:: Exercise instructions ::
Your output must be the lines below from the line containing "Output the web" to the line containing "const ctx = document.getElementById('specChart');", both lines included, reproduced exactly and without pictures.

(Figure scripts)
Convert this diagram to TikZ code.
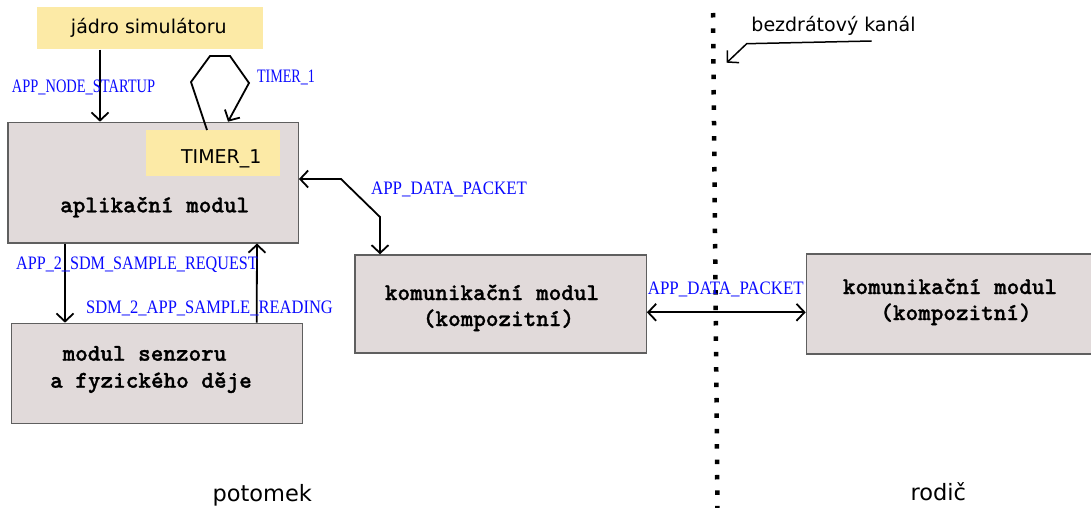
\documentclass[tikz,border=0pt]{standalone}
\usepackage{fontspec}
\setmainfont{DejaVu Sans}
\newfontfamily\seriffnt{Liberation Serif}
\newfontfamily\monob{lmmonolt10-bold.otf}[FakeBold=1.2]
\usetikzlibrary{arrows.meta,calc}
\definecolor{yel}{RGB}{252,234,166}
\definecolor{boxgray}{RGB}{225,218,218}
\definecolor{bordergray}{RGB}{95,95,95}
\definecolor{lblue}{RGB}{10,10,255}
\begin{document}
\begin{tikzpicture}[x=1pt,y=-1pt,
  >={Straight Barb[length=8pt,width=17pt]},
  gbox/.style={draw=bordergray, fill=boxgray, line width=1.2pt, inner sep=0pt, anchor=north west},
  ybox/.style={fill=yel, inner sep=0pt, anchor=north west},
  conn/.style={line width=1.8pt, draw=black},
  sanst/.style={font=\fontsize{19}{22}\selectfont, inner sep=0pt, anchor=base},
  bigt/.style={font=\fontsize{22.5}{26}\selectfont, inner sep=0pt, anchor=base},
  monot/.style={font=\fontsize{24}{27}\selectfont\monob, inner sep=0pt, anchor=base},
  lbl/.style={font=\fontsize{19}{21}\selectfont\seriffnt, text=lblue, inner sep=0pt, anchor=base}]
\useasboundingbox (0,0) rectangle (1091,508);

% boxes
\node[ybox, minimum width=226pt, minimum height=42pt] (core) at (36.7,7.3) {};
\node[gbox, minimum width=290.4pt, minimum height=120.6pt] (app) at (7.3,121.7) {};
\node[ybox, minimum width=133.3pt, minimum height=45.7pt] (timer) at (146,130) {};
\node[gbox, minimum width=291pt, minimum height=100pt] (sensor) at (10.7,322.7) {};
\node[gbox, minimum width=291.4pt, minimum height=98pt] (commL) at (354.3,254.3) {};
\node[gbox, minimum width=290pt, minimum height=100pt] (commR) at (805.7,253.3) {};

% box texts
\node[sanst] (coreT) at (148.8,33.3) {jádro simulátoru};
\node[sanst] (timerT) at (221.3,163.3) {TIMER\_1};
\node[monot] (appT) at (154.7,212.3) {aplikační modul};
\node[monot] (sensorT1) at (144.5,360.7) {modul senzoru};
\node[monot] (sensorT2) at (151,387.7) {a fyzického děje};
\node[monot] (commLT1) at (492,300) {komunikační modul};
\node[monot] (commLT2) at (498.5,326) {(kompozitní)};
\node[monot] (commRT1) at (950,294) {komunikační modul};
\node[monot] (commRT2) at (956,320) {(kompozitní)};

% free texts
\node[sanst] (chan) at (833.5,31.7) {bezdrátový kanál};
\node[bigt] (child) at (262.3,501.7) {potomek};
\node[bigt] (parent) at (938.3,500) {rodič};

% wireless channel
\coordinate (chTop) at (713,13);
\coordinate (chBot) at (717.5,510);
\draw[line width=4.5pt, dash pattern=on 4.5pt off 10.9pt] (chTop) -- (chBot);
\coordinate (chArrS) at (871.7,41);
\coordinate (chArrE) at (726.7,62.7);
\draw[line width=1.5pt,->] (chArrS) -- (746.7,43.7) -- (chArrE);

% connectors
\draw[conn,->] ($(core.south west)+(63.3,0)$) -- ($(app.north west)+(92.7,0)$);
\draw[conn,->] ($(timer.north west)+(61,0)$) -- (191,82) -- (210,56) -- (230,56) -- (249,83) -- ($(app.north west)+(220.7,0)$);
\draw[conn,<->] ($(app.north east)+(0,57.3)$) -- (341,179) -- (380,217) -- ($(commL.north west)+(25.7,0)$);
\draw[conn,<->] ($(commL.east)+(0,8.4)$) -- ($(commR.west)+(0,8.4)$);
\draw[conn,->] ($(app.south west)+(57.7,0)$) -- ($(sensor.north west)+(54.3,0)$);
\draw[conn,->] ($(sensor.north west)+(246,0)$) -- ($(app.south west)+(249.7,0)$);

% labels
\node[lbl] (lStart) at (83.5,92.7) {\scalebox{0.76}[1]{APP\_NODE\_STARTUP}};
\node[lbl] (lTimer) at (286,83) {\scalebox{0.742}[1]{TIMER\_1}};
\node[lbl] (lReq) at (137,269.3) {\scalebox{0.851}[1]{APP\_2\_SDM\_SAMPLE\_REQUEST}};
\node[lbl] (lRead) at (209.5,313) {\scalebox{0.869}[1]{SDM\_2\_APP\_SAMPLE\_READING}};
\node[lbl] (lData1) at (449,194.4) {\scalebox{0.89}[1]{APP\_DATA\_PACKET}};
\node[lbl] (lData2) at (725.8,294.3) {\scalebox{0.89}[1]{APP\_DATA\_PACKET}};
\end{tikzpicture}
\end{document}
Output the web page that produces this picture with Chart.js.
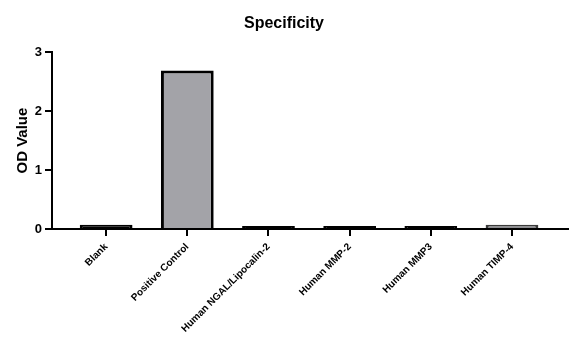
<!DOCTYPE html>
<html>
<head>
<meta charset="utf-8">
<script src="https://cdn.jsdelivr.net/npm/chart.js@4/dist/chart.umd.min.js"></script>
<style>
  html, body { margin: 0; padding: 0; background: #fff; }
  #wrap { width: 576px; height: 350px; }
</style>
</head>
<body>
<div id="wrap"><canvas id="specChart"></canvas></div>
<script>
// data
const categories = ['Blank', 'Positive Control', 'Human NGAL/Lipocalin-2', 'Human MMP-2', 'Human MMP3', 'Human TIMP-4'];
const odValues = [0.07, 2.69, 0.05, 0.05, 0.05, 0.07];
const yTicks = [0, 1, 2, 3];

const fillColors = ['#000000', '#a3a3a8', '#000000', '#000000', '#000000', '#8c8c90'];
const edgeColors = ['#000000', '#000000', '#000000', '#000000', '#000000', '#3a3a3a'];

const ctx = document.getElementById('specChart');

new Chart(ctx, {
    type: 'bar',
    data: {
        datasets: [{
            label: 'OD Value',
            data: odValues.map((v, i) => ({ x: i, y: v })),
            backgroundColor: fillColors,
            borderColor: edgeColors,
            borderWidth: 3,
            borderSkipped: 'bottom',
            barPercentage: 0.65,
            categoryPercentage: 1
        }]
    },
    options: {
        responsive: true,
        maintainAspectRatio: false,
        animation: false,
        layout: { padding: { left: 0, right: 8, top: 0, bottom: 0 } },
        plugins: {
            legend: { display: false },
            tooltip: { enabled: false },
            title: {
                display: true,
                text: 'Specificity',
                color: '#000',
                font: { family: 'Liberation Sans', size: 16, weight: 'bold' },
                padding: { top: 14, bottom: 19 }
            }
        },
        scales: {
            x: {
                type: 'linear',
                offset: false,
                min: -0.667,
                max: 5.69,
                afterBuildTicks: (axis) => {
                    axis.ticks = categories.map((_, i) => ({ value: i }));
                },
                afterFit: (axis) => { axis.height = 121; },
                ticks: {
                    autoSkip: false,
                    minRotation: 45,
                    maxRotation: 45,
                    color: '#000',
                    padding: 5,
                    font: { family: 'Liberation Sans', size: 10, weight: 'bold' },
                    callback: (v) => categories[v] ?? ''
                },
                grid: { offset: false, drawOnChartArea: false, drawTicks: true, tickLength: 7, color: '#000', lineWidth: 2 },
                border: { display: true, color: '#000', width: 2 }
            },
            y: {
                min: 0,
                max: 3,
                afterBuildTicks: (axis) => {
                    axis.ticks = yTicks.map(v => ({ value: v }));
                },
                afterFit: (axis) => { axis.width = 52; },
                title: {
                    display: true,
                    text: 'OD Value',
                    color: '#000',
                    font: { family: 'Liberation Sans', size: 15, weight: 'bold' },
                    padding: { top: 14, bottom: 0 }
                },
                ticks: {
                    color: '#000',
                    padding: 3,
                    font: { family: 'Liberation Sans', size: 13, weight: 'bold' }
                },
                grid: { drawOnChartArea: false, drawTicks: true, tickLength: 7, color: '#000', lineWidth: 2 },
                border: { display: true, color: '#000', width: 2 }
            }
        }
    }
});
</script>
</body>
</html>
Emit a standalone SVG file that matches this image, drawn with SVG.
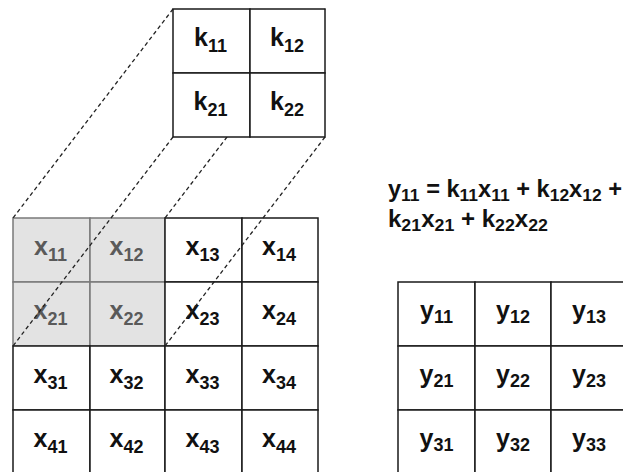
<svg xmlns="http://www.w3.org/2000/svg" width="623" height="472" viewBox="0 0 623 472">
  <style>
    .cell { fill: #ffffff; stroke: #1a1a1a; stroke-width: 1.5; }
    .shade { fill: #e3e3e3; stroke: #7a7a7a; stroke-width: 1.5; }
    .lbl { font-family: "Liberation Sans", Arial, sans-serif; font-weight: bold; font-size: 25px; fill: #111111; text-anchor: middle; }
    .lbl.dim { fill: #5a5a5a; }
    .sub { font-size: 18px; }
    .eq { font-family: "Liberation Sans", Arial, sans-serif; font-weight: bold; font-size: 23px; fill: #111111; }
    .eqsub { font-size: 17px; }
    .link { stroke: #222222; stroke-width: 1.3; stroke-dasharray: 4 3; fill: none; }
  </style>

  <!-- input matrix X (4x4), receptive field of the first window shaded -->
  <g id="input-x">
    <rect class="shade" x="13" y="218" width="77" height="64"/>
    <rect class="shade" x="90" y="218" width="75" height="64"/>
    <rect class="shade" x="13" y="282" width="77" height="64"/>
    <rect class="shade" x="90" y="282" width="75" height="64"/>

    <rect class="cell" x="165" y="218" width="77" height="64"/>
    <rect class="cell" x="242" y="218" width="76" height="64"/>
    <rect class="cell" x="165" y="282" width="77" height="64"/>
    <rect class="cell" x="242" y="282" width="76" height="64"/>
    <rect class="cell" x="13" y="346" width="77" height="64"/>
    <rect class="cell" x="90" y="346" width="75" height="64"/>
    <rect class="cell" x="165" y="346" width="77" height="64"/>
    <rect class="cell" x="242" y="346" width="76" height="64"/>
    <rect class="cell" x="13" y="410" width="77" height="64"/>
    <rect class="cell" x="90" y="410" width="75" height="64"/>
    <rect class="cell" x="165" y="410" width="77" height="64"/>
    <rect class="cell" x="242" y="410" width="76" height="64"/>

    <text class="lbl dim" x="50.5" y="255">x<tspan class="sub" dy="6">11</tspan></text>
    <text class="lbl dim" x="126.5" y="255">x<tspan class="sub" dy="6">12</tspan></text>
    <text class="lbl" x="202.5" y="255">x<tspan class="sub" dy="6">13</tspan></text>
    <text class="lbl" x="279" y="255">x<tspan class="sub" dy="6">14</tspan></text>
    <text class="lbl dim" x="50.5" y="319">x<tspan class="sub" dy="6">21</tspan></text>
    <text class="lbl dim" x="126.5" y="319">x<tspan class="sub" dy="6">22</tspan></text>
    <text class="lbl" x="202.5" y="319">x<tspan class="sub" dy="6">23</tspan></text>
    <text class="lbl" x="279" y="319">x<tspan class="sub" dy="6">24</tspan></text>
    <text class="lbl" x="50.5" y="383">x<tspan class="sub" dy="6">31</tspan></text>
    <text class="lbl" x="126.5" y="383">x<tspan class="sub" dy="6">32</tspan></text>
    <text class="lbl" x="202.5" y="383">x<tspan class="sub" dy="6">33</tspan></text>
    <text class="lbl" x="279" y="383">x<tspan class="sub" dy="6">34</tspan></text>
    <text class="lbl" x="50.5" y="447">x<tspan class="sub" dy="6">41</tspan></text>
    <text class="lbl" x="126.5" y="447">x<tspan class="sub" dy="6">42</tspan></text>
    <text class="lbl" x="202.5" y="447">x<tspan class="sub" dy="6">43</tspan></text>
    <text class="lbl" x="279" y="447">x<tspan class="sub" dy="6">44</tspan></text>
  </g>

  <!-- projection lines from the kernel corners to the shaded window -->
  <g id="connectors">
    <line class="link" x1="173" y1="9" x2="13" y2="218"/>
    <line class="link" x1="325" y1="9" x2="165" y2="218"/>
    <line class="link" x1="173" y1="137" x2="13" y2="346"/>
    <line class="link" x1="325" y1="137" x2="165" y2="346"/>
  </g>

  <!-- kernel K (2x2) -->
  <g id="kernel-k">
    <rect class="cell" x="173" y="9" width="77" height="64"/>
    <rect class="cell" x="250" y="9" width="75" height="64"/>
    <rect class="cell" x="173" y="73" width="77" height="64"/>
    <rect class="cell" x="250" y="73" width="75" height="64"/>
    <text class="lbl" x="210.5" y="46">k<tspan class="sub" dy="6">11</tspan></text>
    <text class="lbl" x="287" y="46">k<tspan class="sub" dy="6">12</tspan></text>
    <text class="lbl" x="210.5" y="110">k<tspan class="sub" dy="6">21</tspan></text>
    <text class="lbl" x="287" y="110">k<tspan class="sub" dy="6">22</tspan></text>
  </g>

  <!-- formula for the first output element -->
  <g id="equation">
    <text class="eq" x="388" y="197" textLength="234" lengthAdjust="spacingAndGlyphs">y<tspan class="eqsub" dy="4">11</tspan><tspan dy="-4"> = k</tspan><tspan class="eqsub" dy="4">11</tspan><tspan dy="-4">x</tspan><tspan class="eqsub" dy="4">11</tspan><tspan dy="-4"> + k</tspan><tspan class="eqsub" dy="4">12</tspan><tspan dy="-4">x</tspan><tspan class="eqsub" dy="4">12</tspan><tspan dy="-4"> +</tspan></text>
    <text class="eq" x="388" y="227" textLength="160" lengthAdjust="spacingAndGlyphs">k<tspan class="eqsub" dy="4">21</tspan><tspan dy="-4">x</tspan><tspan class="eqsub" dy="4">21</tspan><tspan dy="-4"> + k</tspan><tspan class="eqsub" dy="4">22</tspan><tspan dy="-4">x</tspan><tspan class="eqsub" dy="4">22</tspan></text>
  </g>

  <!-- output matrix Y (3x3) -->
  <g id="output-y">
    <rect class="cell" x="398" y="282" width="77" height="64"/>
    <rect class="cell" x="475" y="282" width="76" height="64"/>
    <rect class="cell" x="551" y="282" width="76" height="64"/>
    <rect class="cell" x="398" y="346" width="77" height="64"/>
    <rect class="cell" x="475" y="346" width="76" height="64"/>
    <rect class="cell" x="551" y="346" width="76" height="64"/>
    <rect class="cell" x="398" y="410" width="77" height="64"/>
    <rect class="cell" x="475" y="410" width="76" height="64"/>
    <rect class="cell" x="551" y="410" width="76" height="64"/>
    <text class="lbl" x="436.5" y="319">y<tspan class="sub" dy="4">11</tspan></text>
    <text class="lbl" x="513" y="319">y<tspan class="sub" dy="4">12</tspan></text>
    <text class="lbl" x="589" y="319">y<tspan class="sub" dy="4">13</tspan></text>
    <text class="lbl" x="436.5" y="383">y<tspan class="sub" dy="4">21</tspan></text>
    <text class="lbl" x="513" y="383">y<tspan class="sub" dy="4">22</tspan></text>
    <text class="lbl" x="589" y="383">y<tspan class="sub" dy="4">23</tspan></text>
    <text class="lbl" x="436.5" y="447">y<tspan class="sub" dy="4">31</tspan></text>
    <text class="lbl" x="513" y="447">y<tspan class="sub" dy="4">32</tspan></text>
    <text class="lbl" x="589" y="447">y<tspan class="sub" dy="4">33</tspan></text>
  </g>
</svg>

:: Reply to the exercise ::
Output the web page that produces this picture with Chart.js.
<!DOCTYPE html>
<html>
<head>
<meta charset="utf-8">
<script src="https://cdn.jsdelivr.net/npm/chart.js@4/dist/chart.umd.min.js"></script>
<style>
  html, body { margin: 0; padding: 0; background: #fff; }
  #wrap { width: 576px; height: 350px; }
</style>
</head>
<body>
<div id="wrap"><canvas id="specChart"></canvas></div>
<script>
// data
const categories = ['Blank', 'Positive Control', 'Human NGAL/Lipocalin-2', 'Human MMP-2', 'Human MMP3', 'Human TIMP-4'];
const odValues = [0.07, 2.69, 0.05, 0.05, 0.05, 0.07];
const yTicks = [0, 1, 2, 3];

const fillColors = ['#000000', '#a3a3a8', '#000000', '#000000', '#000000', '#8c8c90'];
const edgeColors = ['#000000', '#000000', '#000000', '#000000', '#000000', '#3a3a3a'];

const ctx = document.getElementById('specChart');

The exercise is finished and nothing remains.